(Aim of the task):
Extract the lines from the start through the line that holds "const legendX = [367, 497, 650];", both included, omitting all images.

# # # # # # #

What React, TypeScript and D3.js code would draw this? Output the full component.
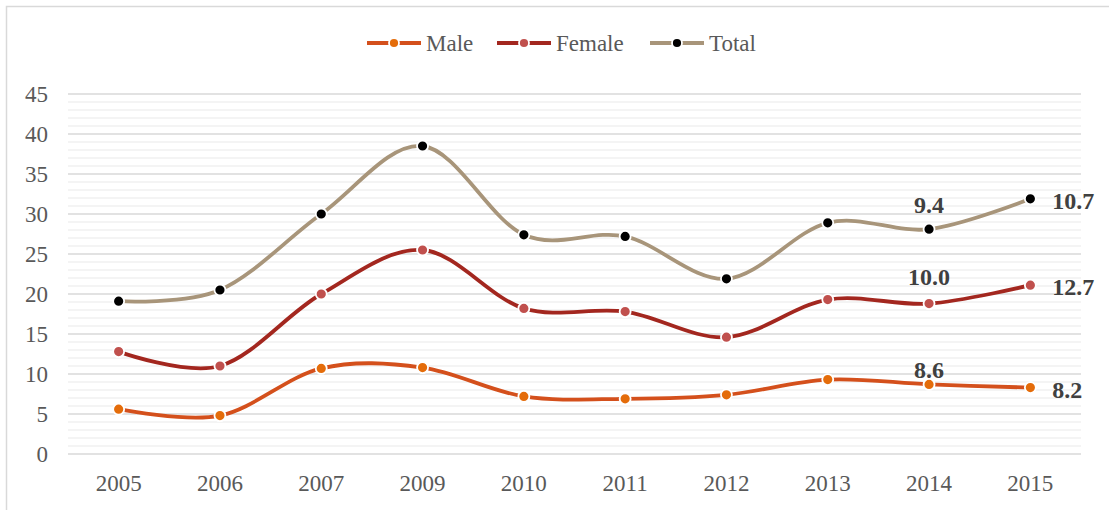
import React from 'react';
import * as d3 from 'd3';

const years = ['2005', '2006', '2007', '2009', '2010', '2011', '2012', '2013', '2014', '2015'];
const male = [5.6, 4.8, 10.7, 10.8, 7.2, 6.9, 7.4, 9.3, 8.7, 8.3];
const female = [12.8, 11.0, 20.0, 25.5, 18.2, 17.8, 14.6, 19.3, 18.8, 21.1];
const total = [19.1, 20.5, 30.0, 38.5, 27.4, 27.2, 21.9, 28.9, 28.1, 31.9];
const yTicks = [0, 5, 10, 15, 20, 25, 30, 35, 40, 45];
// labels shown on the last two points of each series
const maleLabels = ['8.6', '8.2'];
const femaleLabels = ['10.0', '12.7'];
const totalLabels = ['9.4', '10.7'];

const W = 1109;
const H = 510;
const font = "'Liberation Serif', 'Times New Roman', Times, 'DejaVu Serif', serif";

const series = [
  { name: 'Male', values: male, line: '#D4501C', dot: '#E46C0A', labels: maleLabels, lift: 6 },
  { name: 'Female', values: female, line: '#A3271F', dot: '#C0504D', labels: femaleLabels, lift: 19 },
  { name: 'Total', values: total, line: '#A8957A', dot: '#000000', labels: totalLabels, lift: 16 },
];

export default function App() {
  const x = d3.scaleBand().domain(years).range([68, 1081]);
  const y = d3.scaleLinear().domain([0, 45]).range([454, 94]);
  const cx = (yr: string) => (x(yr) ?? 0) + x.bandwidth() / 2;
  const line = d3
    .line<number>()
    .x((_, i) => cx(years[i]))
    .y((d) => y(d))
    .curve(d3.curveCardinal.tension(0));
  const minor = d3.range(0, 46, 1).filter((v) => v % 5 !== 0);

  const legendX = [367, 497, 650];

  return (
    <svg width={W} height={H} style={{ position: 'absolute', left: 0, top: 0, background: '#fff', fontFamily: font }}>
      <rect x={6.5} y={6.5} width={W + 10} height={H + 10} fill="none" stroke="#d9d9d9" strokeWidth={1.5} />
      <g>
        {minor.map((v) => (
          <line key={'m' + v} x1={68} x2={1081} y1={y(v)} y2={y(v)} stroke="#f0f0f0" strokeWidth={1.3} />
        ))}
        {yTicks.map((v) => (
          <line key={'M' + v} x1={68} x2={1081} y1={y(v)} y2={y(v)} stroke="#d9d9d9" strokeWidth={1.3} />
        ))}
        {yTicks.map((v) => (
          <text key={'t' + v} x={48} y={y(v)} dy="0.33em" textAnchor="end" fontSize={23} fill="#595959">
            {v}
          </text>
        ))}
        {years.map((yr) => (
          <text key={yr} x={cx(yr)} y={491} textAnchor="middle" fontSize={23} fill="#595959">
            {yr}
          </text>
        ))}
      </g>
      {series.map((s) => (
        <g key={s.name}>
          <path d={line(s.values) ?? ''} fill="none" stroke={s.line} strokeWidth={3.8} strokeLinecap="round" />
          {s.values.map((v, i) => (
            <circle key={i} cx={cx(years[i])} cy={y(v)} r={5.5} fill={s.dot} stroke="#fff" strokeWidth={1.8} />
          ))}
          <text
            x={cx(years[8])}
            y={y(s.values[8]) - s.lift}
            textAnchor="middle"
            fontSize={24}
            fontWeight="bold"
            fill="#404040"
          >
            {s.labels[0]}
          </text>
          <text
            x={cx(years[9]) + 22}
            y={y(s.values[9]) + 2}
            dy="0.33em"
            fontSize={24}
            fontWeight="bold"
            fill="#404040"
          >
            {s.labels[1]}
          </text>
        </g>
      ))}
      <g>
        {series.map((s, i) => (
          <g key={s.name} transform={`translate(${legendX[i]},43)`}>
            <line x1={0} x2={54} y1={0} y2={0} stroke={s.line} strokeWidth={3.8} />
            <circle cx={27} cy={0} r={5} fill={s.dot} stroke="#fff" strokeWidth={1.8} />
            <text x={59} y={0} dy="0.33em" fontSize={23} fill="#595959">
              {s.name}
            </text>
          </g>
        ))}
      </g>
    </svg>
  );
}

# # # # # # #

(Expected output):
What React, TypeScript and D3.js code would draw this? Output the full component.
import React from 'react';
import * as d3 from 'd3';

const years = ['2005', '2006', '2007', '2009', '2010', '2011', '2012', '2013', '2014', '2015'];
const male = [5.6, 4.8, 10.7, 10.8, 7.2, 6.9, 7.4, 9.3, 8.7, 8.3];
const female = [12.8, 11.0, 20.0, 25.5, 18.2, 17.8, 14.6, 19.3, 18.8, 21.1];
const total = [19.1, 20.5, 30.0, 38.5, 27.4, 27.2, 21.9, 28.9, 28.1, 31.9];
const yTicks = [0, 5, 10, 15, 20, 25, 30, 35, 40, 45];
// labels shown on the last two points of each series
const maleLabels = ['8.6', '8.2'];
const femaleLabels = ['10.0', '12.7'];
const totalLabels = ['9.4', '10.7'];

const W = 1109;
const H = 510;
const font = "'Liberation Serif', 'Times New Roman', Times, 'DejaVu Serif', serif";

const series = [
  { name: 'Male', values: male, line: '#D4501C', dot: '#E46C0A', labels: maleLabels, lift: 6 },
  { name: 'Female', values: female, line: '#A3271F', dot: '#C0504D', labels: femaleLabels, lift: 19 },
  { name: 'Total', values: total, line: '#A8957A', dot: '#000000', labels: totalLabels, lift: 16 },
];

export default function App() {
  const x = d3.scaleBand().domain(years).range([68, 1081]);
  const y = d3.scaleLinear().domain([0, 45]).range([454, 94]);
  const cx = (yr: string) => (x(yr) ?? 0) + x.bandwidth() / 2;
  const line = d3
    .line<number>()
    .x((_, i) => cx(years[i]))
    .y((d) => y(d))
    .curve(d3.curveCardinal.tension(0));
  const minor = d3.range(0, 46, 1).filter((v) => v % 5 !== 0);

  const legendX = [367, 497, 650];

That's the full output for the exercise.